The eye contact trick: Look at the camera lens, not the phone screen or camera preview. Most creators instinctively look at the preview screen, which creates a slight angle that breaks eye contact with the audience. On a tripod, focus on the lens circle itself as if making direct eye contact with each individual viewer.
Blinking naturally: Blink normally — trying to minimize blinks makes you look intense or uncomfortable. Natural blinking is a sign of authenticity.
Authenticity Signals: Why Imperfection Outperforms Perfection
Counter-intuitive insight: the most subscribed talking head Shorts creators are NOT the most polished. Overly polished content triggers subconscious skepticism — viewers perceive it as 'ad-like' and swipe.
Authenticity signals that boost engagement: Minor imperfections (occasional pause to think, slight stutter, real emotion), varying backgrounds (showing you film in different locations, sometimes your car, sometimes your home office), natural lighting (visible bright spots/shadows signal real environment vs studio perfection), occasional laugh or genuine smile (not forced).

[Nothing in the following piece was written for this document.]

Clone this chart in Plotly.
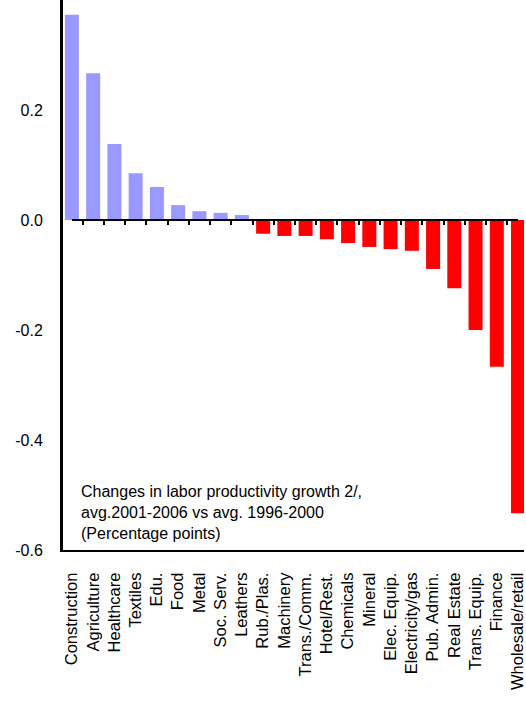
import plotly.graph_objects as go

categories = ["Construction","Agriculture","Healthcare","Textiles","Edu.","Food","Metal","Soc. Serv.","Leathers",
              "Rub./Plas.","Machinery","Trans./Comm.","Hotel/Rest.","Chemicals","Mineral","Elec. Equip.",
              "Electricity/gas","Pub. Admin.","Real Estate","Trans. Equip.","Finance","Wholesale/retail"]
values = [0.373,0.267,0.138,0.085,0.06,0.027,0.016,0.013,0.009,
          -0.025,-0.029,-0.029,-0.035,-0.042,-0.049,-0.053,-0.056,-0.089,-0.124,-0.2,-0.267,-0.533]
ytick_vals = [-0.6, -0.4, -0.2, 0.0, 0.2, 0.4]
ytick_text = ["-0.6", "-0.4", "-0.2", "0.0", "0.2", "0.4"]
colors = ["#9999ff" if v > 0 else "#ff0000" for v in values]

xr = [-0.42, 21.28]
fig = go.Figure()
fig.add_bar(x=categories, y=values, marker_color=colors, width=0.66, marker_line_width=0)
fig.add_scatter(x=categories, y=[0]*len(categories), xaxis="x2", mode="lines",
                line=dict(color="black", width=2), hoverinfo="skip")
fig.update_layout(
    width=526, height=715, showlegend=False, autosize=False,
    plot_bgcolor="white", paper_bgcolor="white",
    margin=dict(l=63, r=0, t=0, b=165, pad=0),
    font=dict(family="Arial, Liberation Sans", color="black"),
    xaxis=dict(range=xr, tickangle=-90, tickfont=dict(size=16.5), showline=True,
               linecolor="black", linewidth=2, ticks="", showgrid=False, ticklabelstandoff=14),
    xaxis2=dict(overlaying="x", anchor="free", position=0.6, side="bottom",
                showticklabels=False, ticks="outside", ticklen=4, tickwidth=2, tickcolor="black",
                tickson="boundaries", showline=False, showgrid=False, range=xr),
    yaxis=dict(range=[-0.6, 0.4], tickvals=ytick_vals, ticktext=ytick_text, showgrid=False, zeroline=False,
               showline=True, linecolor="black", linewidth=3, ticks="", tickfont=dict(size=16),
               ticklabelstandoff=14),
    annotations=[dict(x=0.33, y=-0.475, xref="x", yref="y", xanchor="left", yanchor="top", align="left",
                      showarrow=False, font=dict(size=16),
                      text="Changes in labor productivity growth 2/,<br>avg.2001-2006 vs avg. 1996-2000<br>(Percentage points)")],
)
fig.write_html("out.html", config={"displayModeBar": False},
               post_script="document.body.style.margin='0';document.body.style.overflow='hidden';")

Why this works: Viewers follow humans, not production companies. A slightly imperfect talking head from a real person outperforms a polished corporate message 10:1 on engagement. The algorithm also rewards longer view completion and sharing — both of which spike when content feels genuine.
The danger zone: Don't confuse authenticity with low effort. The talking head still needs clear audio, good lighting, and tight editing. Authenticity means 'real emotion and energy,' not 'I filmed this on my phone with zero thought.'
Pro Tips
- **Camera angle is critical**: Position the phone slightly above eye level (tilt the tripod head up 10-15 degrees). This angle is universally flattering and creates the perception of authority.
- **Sound design matters**: Add subtle background music at 15-20% volume underneath your voiceover. This keeps Shorts from feeling like bare monologue and adds perceived production value.
- **Talking head works best with authority positioning**: These Shorts perform exceptionally well when you take a perspective stance ('Why X is wrong', 'How I do Y differently', 'The truth about Z'). Opinion-based talking head outperforms neutral explanation.
- **Best niches for talking head**: Finance tips, health advice, business lessons, personal transformation stories, contrarian opinions, and motivational advice. Any niche where the creator's personality is the value proposition.
- **Retention metrics matter**: In YouTube Analytics, track the 'average view duration' for your talking head Shorts. If it's under 40%, your hook isn't strong enough or your energy drops midway. Longer completion = more algorithm distribution.